Although many of its regulars reside in the Grand Street Co-Ops near the East River in downtown Manhattan, and are part of the Orthodox community there, the Stanton Street Shul since the 1990s has charted a somewhat different path than the largely Haredi community south of the Williamsburg Bridge. The Stanton is located north of the bridge, in the hip/Hispanic community of Alphabet City (named after its north-south Avenues A, B, C, and D). As such, the Stanton, which at some point was salvaged by its congregants from being sold and converted into a church, caters to the unaffiliated Jews scattered in the neighborhood. On the high holidays and on a few other key dates during the Jewish year, the Stanton is packed with Jews, from Israeli NYU students to fallen Hasidim, to secular folks who miss that bit of traditional sweetness in their lives.

Needles to say, the Stanton Street Shul has also been more accepting and tolerant than most. Shabbat morning services often start at 10:30, Friday night kiddush includes a sampling of quality whiskeys, and the congregation has integrated several gay and transgender members with the kind of ease one doesn’t easily find outside New York City and Tel Aviv. The LGBT Shabbaton was another step in that direction of affiliating the shul more with uptown than with the Lower East Side.

On its website, Eshel writes that “through community gatherings Eshel helps LGBT Orthodox people pursue meaningful lives that encompass seemingly disparate identities while also fulfilling Jewish values around family, education, culture, and spirituality.” On that part, regarding the definition of Jewish values through the spectrum of the LGBT lifestyle, the Stanton Street Shul received its stern rebuke from the local rabbis.

The signatories at the bottom of a letter titled “An important Message to the Community” are well known beyond the Lower East Side: Rabbis David and Reuven Feinstein, the sons and spiritual heirs of the late Rabbi Moshe Feinstein, the universally accepted halakhic authority in North America; Rabbi Yeshaya Siff, of the Young Israel of Manhattan, possibly the sweetest and easiest going man of the cloth in downtown Manhattan; his son, Rabbi Azriel Siff, whose Chasam Sofer synagogue stands next door to the Stanton, but is well to the right of its hipster neighbor; and Rabbi Zvi Dovid Romm, whose Bialystoker synagogue hosts the largest congregation this side of 42nd Street.

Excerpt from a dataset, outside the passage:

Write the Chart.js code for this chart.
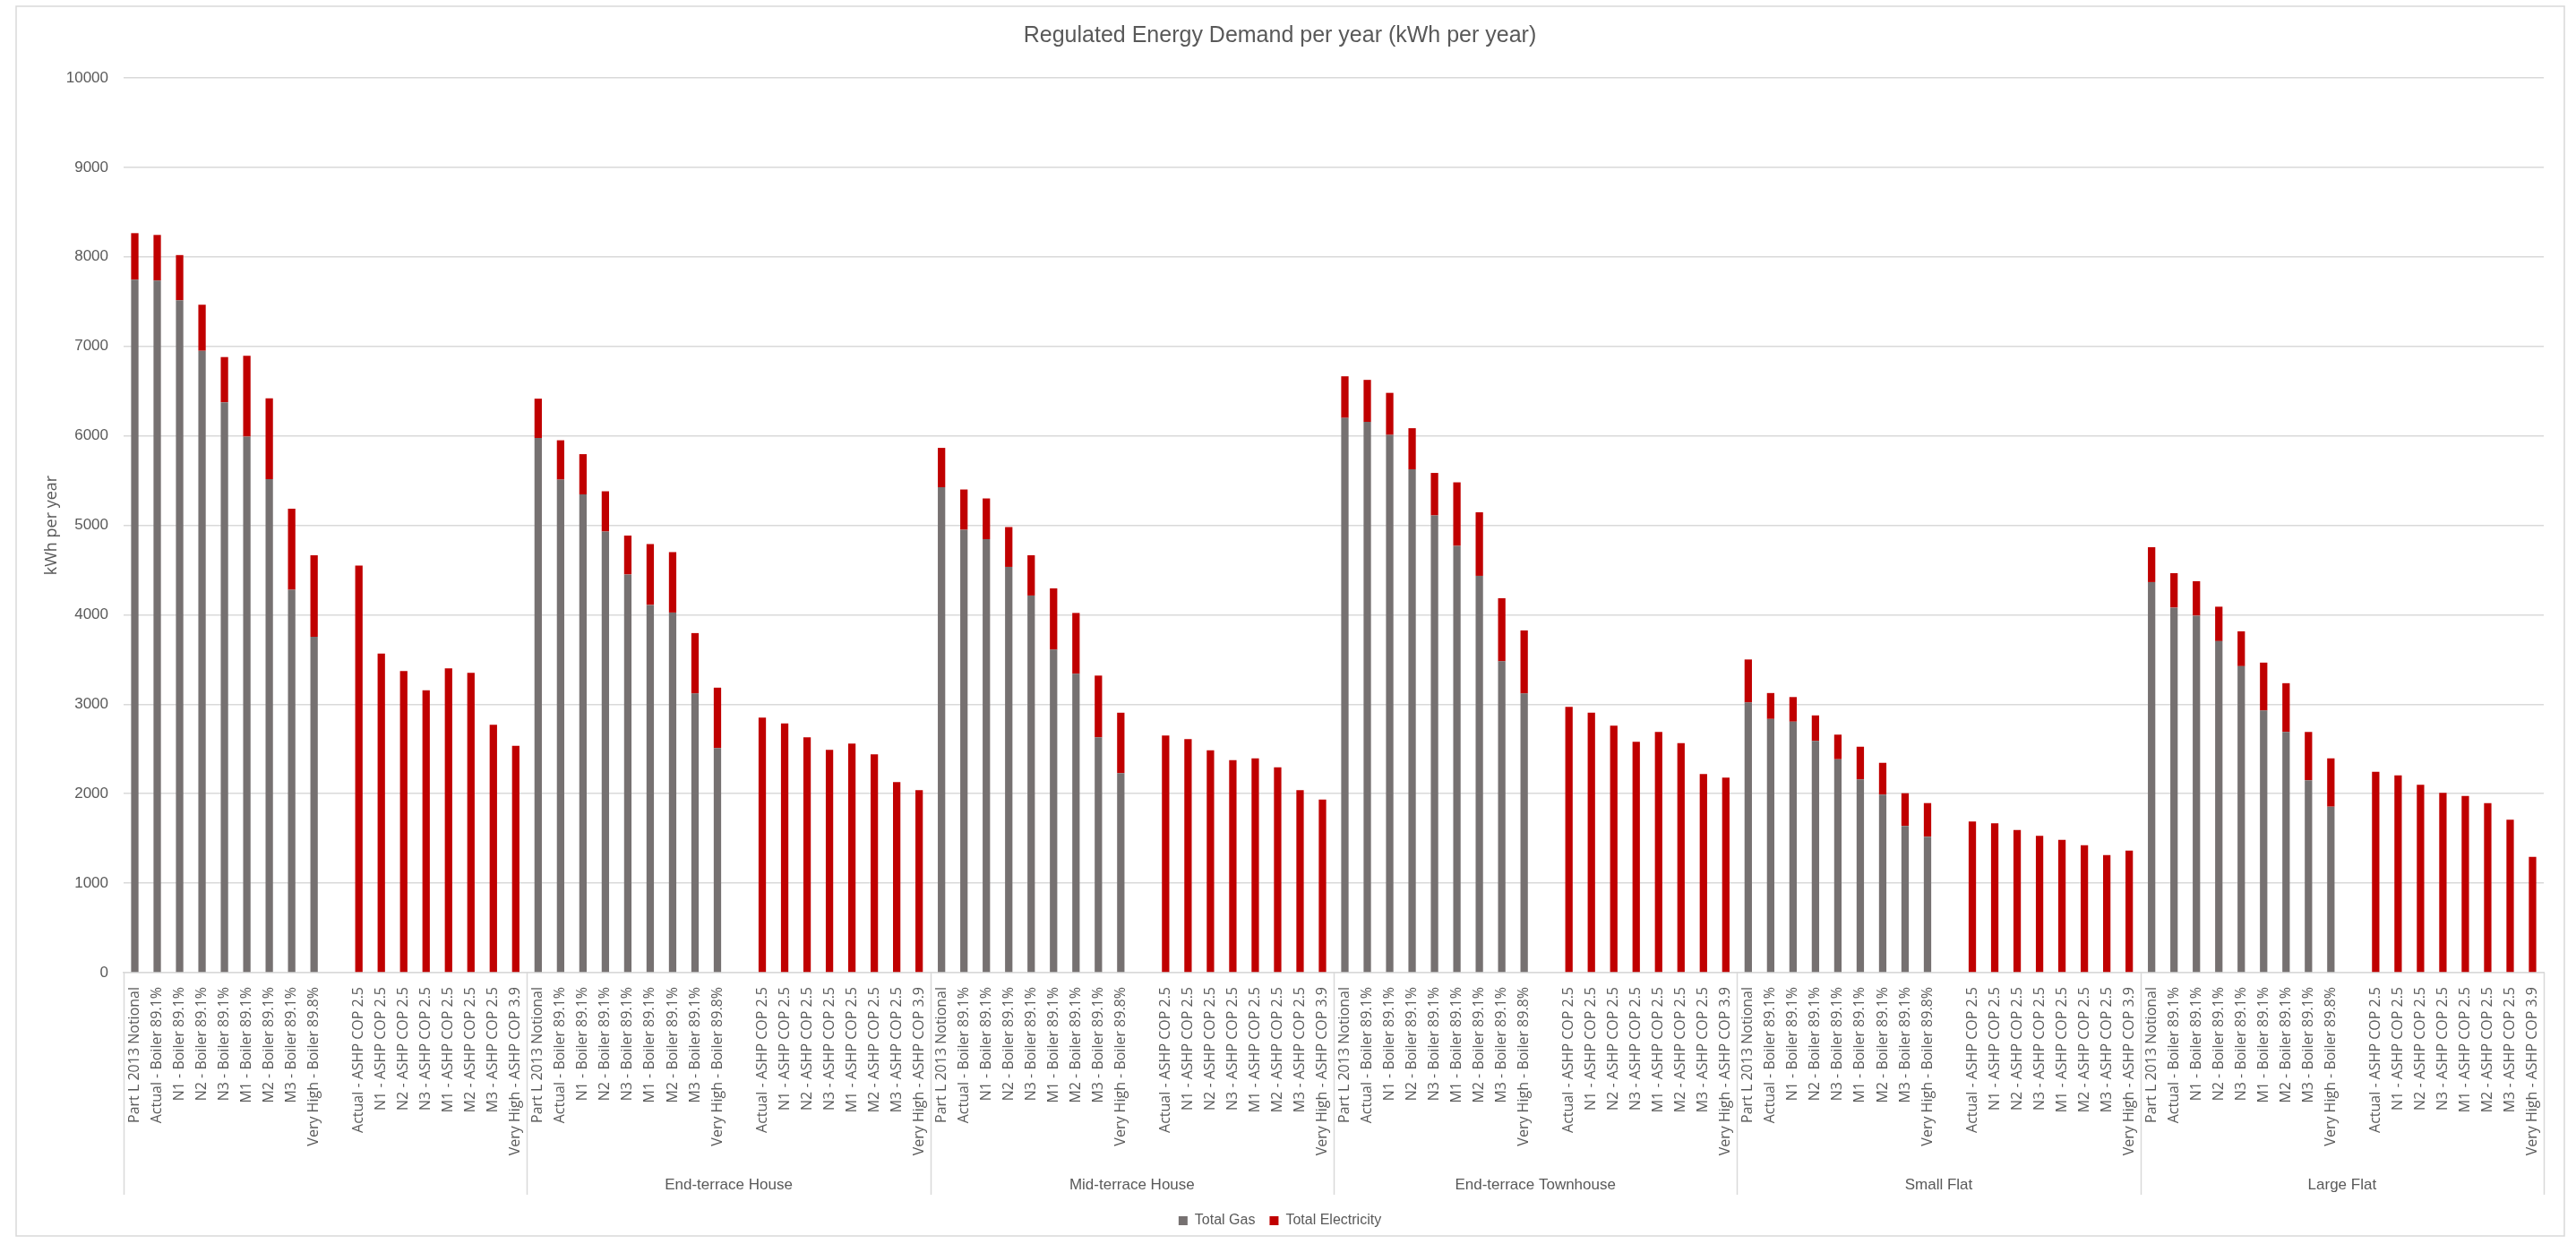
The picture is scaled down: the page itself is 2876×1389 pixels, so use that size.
<!DOCTYPE html>
<html>
<head>
<meta charset="utf-8">
<script src="https://cdn.jsdelivr.net/npm/chart.js@4/dist/chart.umd.min.js"></script>
<style>
  html, body { margin: 0; padding: 0; background: #ffffff; }
  canvas { display: block; }
</style>
</head>
<body>
<canvas id="c" width="2876" height="1389"></canvas>
<script>
// ---- Data ----
const groupNames = ['', 'End-terrace House', 'Mid-terrace House', 'End-terrace Townhouse', 'Small Flat', 'Large Flat'];

const scenarios = [
  'Part L 2013 Notional', 'Actual - Boiler 89.1%', 'N1 - Boiler 89.1%', 'N2 - Boiler 89.1%',
  'N3 - Boiler 89.1%', 'M1 - Boiler 89.1%', 'M2 - Boiler 89.1%', 'M3 - Boiler 89.1%',
  'Very High - Boiler 89.8%', '',
  'Actual - ASHP COP 2.5', 'N1 - ASHP COP 2.5', 'N2 - ASHP COP 2.5', 'N3 - ASHP COP 2.5',
  'M1 - ASHP COP 2.5', 'M2 - ASHP COP 2.5', 'M3 - ASHP COP 2.5', 'Very High - ASHP COP 3.9'
];

// Total Gas (kWh per year) per group; ASHP scenarios have no gas
const gasGroup1 = [7745, 7735, 7515, 6950, 6375, 5990, 5515, 4280, 3755, null, null, null, null, null, null, null, null, null];
const gasGroup2 = [5975, 5510, 5345, 4930, 4450, 4110, 4025, 3120, 2510, null, null, null, null, null, null, null, null, null];
const gasGroup3 = [5425, 4950, 4845, 4535, 4215, 3610, 3340, 2630, 2230, null, null, null, null, null, null, null, null, null];
const gasGroup4 = [6200, 6155, 6010, 5625, 5110, 4770, 4435, 3480, 3120, null, null, null, null, null, null, null, null, null];
const gasGroup5 = [3020, 2835, 2805, 2590, 2385, 2160, 1990, 1640, 1520, null, null, null, null, null, null, null, null, null];
const gasGroup6 = [4365, 4080, 3990, 3705, 3425, 2930, 2690, 2150, 1855, null, null, null, null, null, null, null, null, null];

// Total Electricity (kWh per year) per group
const elecGroup1 = [520, 510, 505, 515, 505, 905, 905, 905, 910, null, 4550, 3565, 3370, 3155, 3400, 3350, 2770, 2535];
const elecGroup2 = [440, 440, 450, 450, 435, 680, 675, 675, 675, null, 2850, 2785, 2630, 2490, 2560, 2440, 2130, 2040];
const elecGroup3 = [440, 450, 455, 445, 450, 685, 680, 690, 675, null, 2650, 2610, 2485, 2375, 2395, 2295, 2040, 1935];
const elecGroup4 = [465, 470, 470, 460, 475, 710, 710, 705, 705, null, 2970, 2905, 2760, 2580, 2690, 2565, 2220, 2180];
const elecGroup5 = [480, 290, 275, 285, 275, 365, 355, 365, 375, null, 1690, 1670, 1595, 1530, 1485, 1425, 1315, 1365];
const elecGroup6 = [390, 385, 385, 385, 390, 535, 545, 540, 540, null, 2245, 2205, 2100, 2010, 1975, 1895, 1710, 1295];

const yTicks = [0, 1000, 2000, 3000, 4000, 5000, 6000, 7000, 8000, 9000, 10000];

// ---- Build flat arrays for Chart.js ----
const gasAll = [gasGroup1, gasGroup2, gasGroup3, gasGroup4, gasGroup5, gasGroup6].flat();
const elecAll = [elecGroup1, elecGroup2, elecGroup3, elecGroup4, elecGroup5, elecGroup6].flat();
const labels = groupNames.map(() => scenarios).flat();
const perGroup = scenarios.length;

const TEXT = '#595959';
const GRID = '#d9d9d9';

const groupPlugin = {
  id: 'groupAxis',
  beforeDraw(chart) {
    const ctx = chart.ctx;
    ctx.save();
    ctx.fillStyle = '#ffffff';
    ctx.fillRect(0, 0, chart.width, chart.height);
    ctx.restore();
  },
  afterDraw(chart) {
    const ctx = chart.ctx;
    const x = chart.scales.x;
    const bottom = chart.chartArea.bottom;
    const step = x.getPixelForValue(1) - x.getPixelForValue(0);
    ctx.save();
    ctx.strokeStyle = GRID;
    ctx.lineWidth = 1.5;
    for (let k = 0; k <= groupNames.length; k++) {
      const bx = Math.round(x.getPixelForValue(k * perGroup) - step / 2) + 0.5;
      ctx.beginPath();
      ctx.moveTo(bx, bottom);
      ctx.lineTo(bx, bottom + 248);
      ctx.stroke();
    }
    ctx.fillStyle = TEXT;
    ctx.font = '17px "Liberation Sans", Arial, sans-serif';
    ctx.textAlign = 'center';
    ctx.textBaseline = 'middle';
    groupNames.forEach((g, k) => {
      const cx = (x.getPixelForValue(k * perGroup) + x.getPixelForValue(k * perGroup + perGroup - 1)) / 2;
      ctx.fillText(g, cx, bottom + 237);
    });
    // outer chart border
    ctx.strokeStyle = GRID;
    ctx.lineWidth = 1.5;
    ctx.strokeRect(18, 7, 2845, 1373);
    ctx.restore();
  }
};

new Chart(document.getElementById('c'), {
  type: 'bar',
  data: {
    labels: labels,
    datasets: [
      { label: 'Total Gas', data: gasAll, backgroundColor: '#767171', borderWidth: 0,
        barPercentage: 0.33, categoryPercentage: 1.0 },
      { label: 'Total Electricity', data: elecAll, backgroundColor: '#c00000', borderWidth: 0,
        barPercentage: 0.33, categoryPercentage: 1.0 }
    ]
  },
  options: {
    responsive: false,
    animation: false,
    devicePixelRatio: 1,
    layout: { padding: { left: 18, right: 36, top: 7, bottom: 8 } },
    plugins: {
      title: {
        display: true,
        text: 'Regulated Energy Demand per year (kWh per year)',
        color: TEXT,
        font: { family: '"Liberation Sans", Arial, sans-serif', size: 25, weight: 'normal' },
        padding: { top: 18, bottom: 32 }
      },
      legend: {
        display: true,
        position: 'bottom',
        labels: {
          color: TEXT,
          font: { family: '"Liberation Sans", Arial, sans-serif', size: 16 },
          boxWidth: 10, boxHeight: 10, padding: 16
        }
      },
      tooltip: { enabled: false }
    },
    scales: {
      x: {
        stacked: true,
        grid: { display: false, drawTicks: false },
        border: { display: true, color: GRID, width: 1.5 },
        ticks: {
          autoSkip: false, minRotation: 90, maxRotation: 90, padding: 16,
          color: TEXT,
          font: { family: '"Open Sans", sans-serif', size: 16 }
        },
        afterFit(s) {
          const lg = s.chart.legend ? s.chart.legend.height : 42;
          s.height = s.chart.height - 8 - lg - 1086;
        }
      },
      y: {
        stacked: true,
        min: 0, max: 10000,
        afterBuildTicks(s) { s.ticks = yTicks.map(v => ({ value: v })); },
        grid: { color: GRID, lineWidth: 1.5, drawTicks: false },
        border: { display: false },
        ticks: {
          padding: 17, color: TEXT,
          font: { family: '"Liberation Sans", Arial, sans-serif', size: 17 },
          callback: (v) => String(v)
        },
        title: {
          display: true, text: 'kWh per year', color: TEXT,
          font: { family: '"Open Sans", sans-serif', size: 18 },
          padding: { top: 29, bottom: 0 }
        },
        afterFit(s) { s.width = 120; }
      }
    }
  },
  plugins: [groupPlugin]
});
</script>
</body>
</html>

“All Jews, whatever their challenges or levels of observance, are welcome in all of our shuls,” write the exulted rabbis. And they’re right, for an ultra-Orthodox community, the Lower East Side is probably the most open and accepting on the planet. Some have suggested that the reason for the sense of comfort that is so typical of this community has to do with the nature of the co-op apartments: everybody in the neighborhood is living in the same Soviet-style, square, low-ceilinged apartments — there are no secrets, no really rich and really poor. Things may have changed since privatization, people have been buying up and connecting strings of apartments, but the community is still humbler than most. But we digress.

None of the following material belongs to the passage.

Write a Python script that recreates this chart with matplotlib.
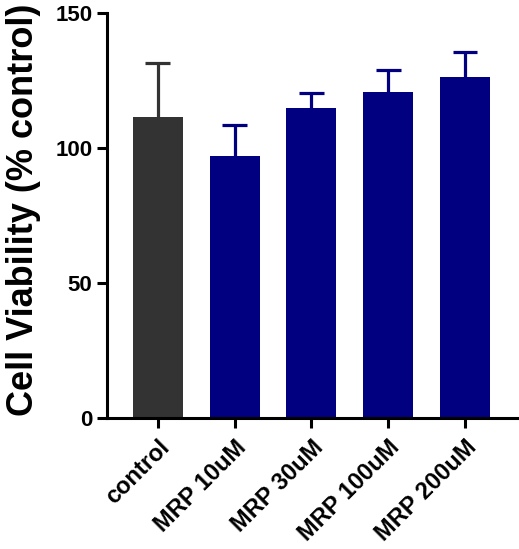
import numpy as np
import matplotlib.pyplot as plt

groups = ["control", "MRP 10uM", "MRP 30uM", "MRP 100uM", "MRP 200uM"]
means = [111.5, 97.0, 114.8, 120.6, 126.2]
errs = [20.0, 11.4, 5.6, 8.3, 9.3]
colors = ["#333333", "#000080", "#000080", "#000080", "#000080"]

plt.rcParams['font.family'] = ['Liberation Sans', 'DejaVu Sans']
plt.rcParams['font.weight'] = 'bold'

fig = plt.figure(figsize=(5.19, 5.49), dpi=100)
ax = fig.add_axes([0.206, 0.239, 0.794, 0.737])

x = np.arange(len(groups))
ax.bar(x, means, width=0.65, color=colors, zorder=2)
# upper error bars only
cap = 0.16
for xi, m, e, c in zip(x, means, errs, colors):
    ax.vlines(xi, m, m + e, color=c, linewidth=2.3, zorder=1)
    ax.hlines(m + e, xi - cap, xi + cap, color=c, linewidth=2.3, zorder=1)

ax.set_xlim(-0.66, 4.70)
ax.set_ylim(0, 150)
ax.set_yticks([0, 50, 100, 150])
ax.set_xticks(x)
ax.set_xticklabels(groups, rotation=45, ha='right', rotation_mode='anchor',
                   fontsize=17, fontweight='bold')
ax.tick_params(axis='y', labelsize=16, width=2.2, length=7)
ax.tick_params(axis='x', width=2.2, length=7, pad=6)
ax.set_ylabel("Cell Viability (% control)", fontsize=26, fontweight='bold')
ax.yaxis.set_label_coords(-0.16, 0.515)

for s in ['top', 'right']:
    ax.spines[s].set_visible(False)
for s in ['left', 'bottom']:
    ax.spines[s].set_linewidth(2.2)

fig.savefig("out.png", dpi=100)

“However, the basic mandate of the Orthodox synagogue is to promote fidelity to our Torah and our mesorah,” the letter continues. “Sadly, Eshel demands that we change the Torah’s timeless standards to accord with prevalent secular attitudes.”

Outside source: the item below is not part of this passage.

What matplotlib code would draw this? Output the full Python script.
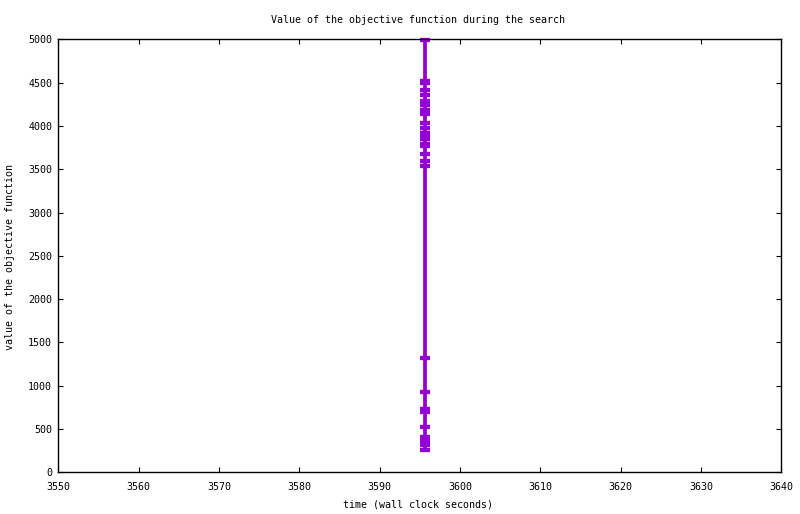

Notice how instead of saying they’re furious, the rabbis stress their sadness, many times: “We are saddened that the Stanton Street Shul and the Sixth Street Community Synagogue have unilaterally chosen to associate our community with an organization which we cannot consider to be Orthodox, one whose stated aims are at odds with the verses of the Torah itself.”

Next, the rabbis deliver the only threatening line in their letter. It may not sound like one, but it’s a herem, an excommunication, as unmistaken as the herem that was imposed on Baruch Spinoza and Uriel da Costa in 1656 by the Amsterdam rabbinical court: “No Jewish institution that allies itself with such a group can rightfully claim to be Orthodox.”

That’s heavy. It means that many of the committed Orthodox members of both shuls, who preferred them over the Grand Street shuls for a variety of political and emotional reasons, are likely to leave. Excommunication is serious stuff. The letter calls on both shuls to disassociate themselves from the Eshel group and cancel the Shabbaton. We’ll keep you posted, if we can.